Es un oficio, no les quepa duda. Lo eliges, pero tiene la virtud de llamarte en el momento preciso, con su veneno, y ya nunca te deja. Ser costalero es un modo de vida, una forma de sentir, de dirigirte, de rezar o de entender las situaciones desde un prisma que no es el del común de los mortales.
No se trata de prepotencia o pedantería porque, el que lo es de verdad, es más crítico con sus congéneres y sus propias actuaciones. La benevolencia, la autocomplacencia no existe como es tan común en otros sectores de las cofradías que tanto las penalizan y lastran.
El costalero no solo aguanta el peso físico, el de su propia fe, aquél que lo hacía temblar en los años en que la moda parecía una gran quimera. El costalero lleva en su oficio altruista, la crítica incorporada.

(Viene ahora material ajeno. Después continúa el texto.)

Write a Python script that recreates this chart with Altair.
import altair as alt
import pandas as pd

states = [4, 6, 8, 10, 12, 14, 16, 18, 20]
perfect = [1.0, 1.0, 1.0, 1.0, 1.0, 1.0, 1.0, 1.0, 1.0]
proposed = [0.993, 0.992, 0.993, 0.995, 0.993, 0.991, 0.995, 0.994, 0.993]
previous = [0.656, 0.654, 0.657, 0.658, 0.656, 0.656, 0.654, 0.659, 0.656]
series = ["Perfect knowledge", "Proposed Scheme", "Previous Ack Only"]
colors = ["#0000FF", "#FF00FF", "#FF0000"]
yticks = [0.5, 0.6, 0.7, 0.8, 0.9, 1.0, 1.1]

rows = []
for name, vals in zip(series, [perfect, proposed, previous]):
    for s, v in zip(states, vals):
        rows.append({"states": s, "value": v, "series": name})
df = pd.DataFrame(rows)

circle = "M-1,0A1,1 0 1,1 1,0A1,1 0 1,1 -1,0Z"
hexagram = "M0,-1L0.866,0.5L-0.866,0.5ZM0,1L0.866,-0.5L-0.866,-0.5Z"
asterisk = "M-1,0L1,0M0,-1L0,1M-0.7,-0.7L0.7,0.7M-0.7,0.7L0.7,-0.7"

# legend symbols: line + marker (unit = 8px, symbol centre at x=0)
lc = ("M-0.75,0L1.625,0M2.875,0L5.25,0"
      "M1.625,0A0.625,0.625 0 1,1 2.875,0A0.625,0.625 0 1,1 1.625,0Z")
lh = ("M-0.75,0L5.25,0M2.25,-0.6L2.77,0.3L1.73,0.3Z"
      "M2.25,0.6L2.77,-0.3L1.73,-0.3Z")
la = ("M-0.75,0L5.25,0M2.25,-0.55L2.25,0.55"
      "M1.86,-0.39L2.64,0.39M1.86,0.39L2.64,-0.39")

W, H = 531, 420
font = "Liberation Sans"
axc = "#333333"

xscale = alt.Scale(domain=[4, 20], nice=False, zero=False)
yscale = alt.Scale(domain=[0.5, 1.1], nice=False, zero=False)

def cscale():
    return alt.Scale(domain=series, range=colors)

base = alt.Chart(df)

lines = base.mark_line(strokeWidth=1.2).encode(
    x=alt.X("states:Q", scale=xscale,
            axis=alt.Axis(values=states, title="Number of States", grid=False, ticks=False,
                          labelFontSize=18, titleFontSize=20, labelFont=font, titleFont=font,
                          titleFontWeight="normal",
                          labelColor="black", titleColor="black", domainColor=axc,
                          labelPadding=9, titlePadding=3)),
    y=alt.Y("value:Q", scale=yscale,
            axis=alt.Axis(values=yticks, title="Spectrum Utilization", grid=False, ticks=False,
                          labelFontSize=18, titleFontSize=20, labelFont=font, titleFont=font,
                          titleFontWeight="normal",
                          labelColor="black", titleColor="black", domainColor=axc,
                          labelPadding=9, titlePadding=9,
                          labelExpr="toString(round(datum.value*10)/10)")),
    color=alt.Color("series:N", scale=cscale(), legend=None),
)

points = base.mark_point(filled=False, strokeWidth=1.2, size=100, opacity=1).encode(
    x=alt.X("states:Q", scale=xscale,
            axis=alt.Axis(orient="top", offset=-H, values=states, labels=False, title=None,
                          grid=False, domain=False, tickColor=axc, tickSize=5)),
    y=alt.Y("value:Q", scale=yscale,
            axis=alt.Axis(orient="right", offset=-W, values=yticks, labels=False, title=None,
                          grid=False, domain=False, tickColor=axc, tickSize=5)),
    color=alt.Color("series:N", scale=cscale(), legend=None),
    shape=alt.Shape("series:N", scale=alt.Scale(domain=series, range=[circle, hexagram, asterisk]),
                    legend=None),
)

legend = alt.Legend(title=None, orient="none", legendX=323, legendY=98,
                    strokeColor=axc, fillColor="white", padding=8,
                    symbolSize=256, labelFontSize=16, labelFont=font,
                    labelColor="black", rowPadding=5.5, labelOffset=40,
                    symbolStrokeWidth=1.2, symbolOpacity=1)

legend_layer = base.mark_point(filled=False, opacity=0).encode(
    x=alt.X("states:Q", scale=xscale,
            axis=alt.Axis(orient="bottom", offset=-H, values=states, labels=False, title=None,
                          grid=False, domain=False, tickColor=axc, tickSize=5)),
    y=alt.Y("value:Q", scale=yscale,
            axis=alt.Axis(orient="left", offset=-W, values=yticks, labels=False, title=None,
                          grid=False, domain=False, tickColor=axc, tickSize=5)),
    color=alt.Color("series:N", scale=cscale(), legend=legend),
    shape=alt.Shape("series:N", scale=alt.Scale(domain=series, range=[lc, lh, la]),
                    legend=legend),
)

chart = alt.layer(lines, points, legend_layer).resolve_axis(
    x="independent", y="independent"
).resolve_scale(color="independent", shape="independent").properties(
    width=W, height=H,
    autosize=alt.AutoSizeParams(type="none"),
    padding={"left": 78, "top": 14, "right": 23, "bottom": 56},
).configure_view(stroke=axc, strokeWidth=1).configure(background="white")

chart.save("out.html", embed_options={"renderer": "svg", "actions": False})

La de fuera, tan interesada como ignorante la mayor parte de las veces, y la de dentro que duele más porque es certera y ataca los verdaderos problemas.

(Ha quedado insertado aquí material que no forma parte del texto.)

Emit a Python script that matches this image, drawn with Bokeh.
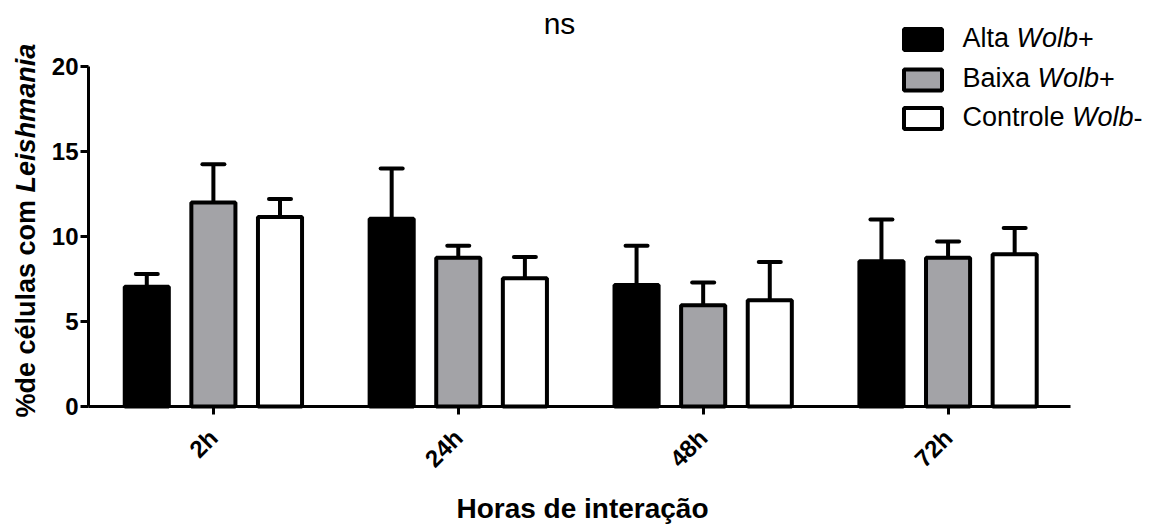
from math import pi

from bokeh.embed import file_html
from bokeh.models import (BoxAnnotation, ColumnDataSource, FixedTicker, Label,
                          Range1d, TeeHead, Whisker)
from bokeh.plotting import figure
from bokeh.resources import INLINE

# ---- data -------------------------------------------------------------
hours = ["2h", "24h", "48h", "72h"]

alta_mean = [7.05, 11.05, 7.15, 8.55]
alta_sem = [0.75, 2.95, 2.30, 2.45]

baixa_mean = [12.0, 8.75, 5.95, 8.75]
baixa_sem = [2.25, 0.70, 1.35, 0.95]

controle_mean = [11.15, 7.55, 6.25, 8.95]
controle_sem = [1.05, 1.25, 2.25, 1.55]

y_ticks = [0, 5, 10, 15, 20]

series = [
    ("Alta ", "Wolb", "+", alta_mean, alta_sem, "#000000"),
    ("Baixa ", "Wolb", "+", baixa_mean, baixa_sem, "#a3a3a7"),
    ("Controle ", "Wolb", "-", controle_mean, controle_sem, "#ffffff"),
]

# ---- layout -----------------------------------------------------------
W, H = 1150, 524
# where the axes sit on the canvas (pixels)
AX_LEFT, AX_RIGHT, AX_TOP, AX_BOTTOM = 88, 1070, 66, 406
X0, X1 = -0.51, 3.5          # x extent spanned by the x axis
Y0, Y1 = 0, 20               # y extent spanned by the y axis
FONT = "Liberation Sans"

BAR_W = 0.18
OFFSET = 0.272

KX = (X1 - X0) / (AX_RIGHT - AX_LEFT)      # data units per pixel
KY = (Y1 - Y0) / (AX_BOTTOM - AX_TOP)


def dx(px):
    """canvas pixel column -> x data value"""
    return X0 + (px - AX_LEFT) * KX


def dy(py):
    """canvas pixel row -> y data value"""
    return Y0 + (AX_BOTTOM - py) * KY


# Arial / Liberation Sans advance widths (1/1000 em)
REG = {"A": 667, "l": 222, "t": 278, "a": 556, " ": 278, "B": 667, "i": 222,
       "x": 500, "C": 722, "o": 556, "n": 556, "r": 333, "e": 556, "W": 944,
       "b": 556, "+": 584, "-": 333}
BOLD = {"%": 889, "d": 611, "e": 556, " ": 278, "c": 556, "é": 556, "l": 278,
        "u": 611, "a": 556, "s": 556, "o": 611, "m": 889}


def text_w(s, size, table):
    return sum(table[ch] for ch in s) * size / 1000.0


def base_shift(size):
    """labels land this far past the requested baseline"""
    return 0.4 * size


# the frame fills the whole canvas; axes are pinned at fixed locations
p = figure(width=W, height=H,
           x_range=Range1d(dx(0), dx(W)), y_range=Range1d(dy(H), dy(0)),
           output_backend="svg", toolbar_location=None,
           min_border=0, min_border_left=0, min_border_right=0,
           min_border_top=0, min_border_bottom=0)
p.outline_line_color = None
p.xgrid.visible = False
p.ygrid.visible = False
p.background_fill_color = "white"
p.border_fill_color = "white"

# ---- bars + upper error bars -------------------------------------------
for k, (_, _, _, mean, sem, color) in enumerate(series):
    xs = [i + (k - 1) * OFFSET for i in range(len(hours))]
    src = ColumnDataSource(dict(
        x=xs, top=mean, upper=[m + s for m, s in zip(mean, sem)]))
    p.vbar(x="x", top="top", bottom=0, width=BAR_W, source=src,
           fill_color=color, line_color="black", line_width=4)
    p.add_layout(Whisker(source=src, base="x", lower="top", upper="upper",
                         line_color="black", line_width=4,
                         upper_head=TeeHead(size=22, line_width=4,
                                            line_color="black",
                                            line_cap="round"),
                         lower_head=None))

# ---- axes ---------------------------------------------------------------
for ax in (p.xaxis[0], p.yaxis[0]):
    ax.axis_line_width = 3
    ax.axis_line_color = "black"
    ax.major_tick_line_width = 3
    ax.major_tick_line_color = "black"
    ax.major_tick_out = 8
    ax.major_tick_in = 0
    ax.minor_tick_out = 0
    ax.minor_tick_in = 0
    ax.major_label_text_font = FONT
    ax.major_label_text_font_style = "bold"
    ax.major_label_text_font_size = "24px"
    ax.major_label_text_color = "black"

p.yaxis.fixed_location = X0
p.yaxis.bounds = (Y0, Y1)
p.yaxis.ticker = FixedTicker(ticks=y_ticks)
p.yaxis.major_label_standoff = 2

p.xaxis.fixed_location = Y0
p.xaxis.bounds = (X0, X1)
p.xaxis.ticker = FixedTicker(ticks=list(range(len(hours))))
p.xaxis.major_label_overrides = {i: h for i, h in enumerate(hours)}
p.xaxis.major_label_orientation = pi / 4
p.xaxis.major_label_standoff = 19

# ---- y-axis title (mixed upright / italic) --------------------------------
YL_SIZE = 27
yl_start = 417
yl_base = 36 - base_shift(YL_SIZE)
part1 = "%de células com "
p.add_layout(Label(x=dx(yl_base), y=dy(yl_start), text=part1, angle=pi / 2,
                   text_align="left", text_baseline="alphabetic",
                   text_font=FONT, text_font_style="bold",
                   text_font_size=f"{YL_SIZE}px", text_color="black"))
p.add_layout(Label(x=dx(yl_base),
                   y=dy(yl_start - text_w(part1, YL_SIZE, BOLD)),
                   text="Leishmania", angle=pi / 2,
                   text_align="left", text_baseline="alphabetic",
                   text_font=FONT, text_font_style="bold italic",
                   text_font_size=f"{YL_SIZE}px", text_color="black"))

# ---- x-axis title and significance mark --------------------------------
p.add_layout(Label(x=dx(582), y=dy(519 - base_shift(28)),
                   text="Horas de interação",
                   text_align="center", text_baseline="alphabetic",
                   text_font=FONT, text_font_style="bold",
                   text_font_size="28px", text_color="black"))
p.add_layout(Label(x=dx(559), y=dy(35 - base_shift(30)), text="ns",
                   text_align="center", text_baseline="alphabetic",
                   text_font=FONT, text_font_size="30px",
                   text_color="black"))

# ---- legend ---------------------------------------------------------------
LG_SIZE = 27
box_rows = [39, 79.5, 118]
text_rows = [48.5, 88.5, 127.5]
for (pre, ital, post, _, _, color), yc, yb in zip(series, box_rows, text_rows):
    p.add_layout(BoxAnnotation(left=dx(903.5), right=dx(941.5),
                               top=dy(yc - 10.5), bottom=dy(yc + 10.5),
                               fill_color=color, fill_alpha=1,
                               line_color="black", line_alpha=1,
                               line_width=4))
    xpos = 962
    for txt, style in ((pre, "normal"), (ital, "italic"), (post, "normal")):
        p.add_layout(Label(x=dx(xpos), y=dy(yb - base_shift(LG_SIZE)),
                           text=txt,
                           text_align="left", text_baseline="alphabetic",
                           text_font=FONT, text_font_style=style,
                           text_font_size=f"{LG_SIZE}px", text_color="black"))
        xpos += text_w(txt, LG_SIZE, REG)

open("out.html", "w").write(file_html(p, INLINE))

Durante mucho tiempo escuché llamarlos artistas (y, en cierto modo, lo son) como un término peyorativo por quienes no destacaron en nada, ni siquiera en su pluma que por afilada era como un cuchillo en las manos de un niño, y casi necesitaban cargar su tinta para borrar con ese gel otras carencias innatas. Ahora dicen que el "boom" es peligroso, cuando lo peligroso es sacar pasos con veinte y pocas personas bajo las trabajaderas.
Hay que hacer entender lo que este oficio supone, sin duda. Sin embargo, recién comenzada la Semana Santa, con la túnica colgada y presta como la ilusión que la espera ansiosa, no les puedo negar que se me hace raro no salir ni un solo día con el costal que en tantos lugares me acompañó. Y es que ser costalero es un oficio del que uno jamás deja de pertenecer al gremio.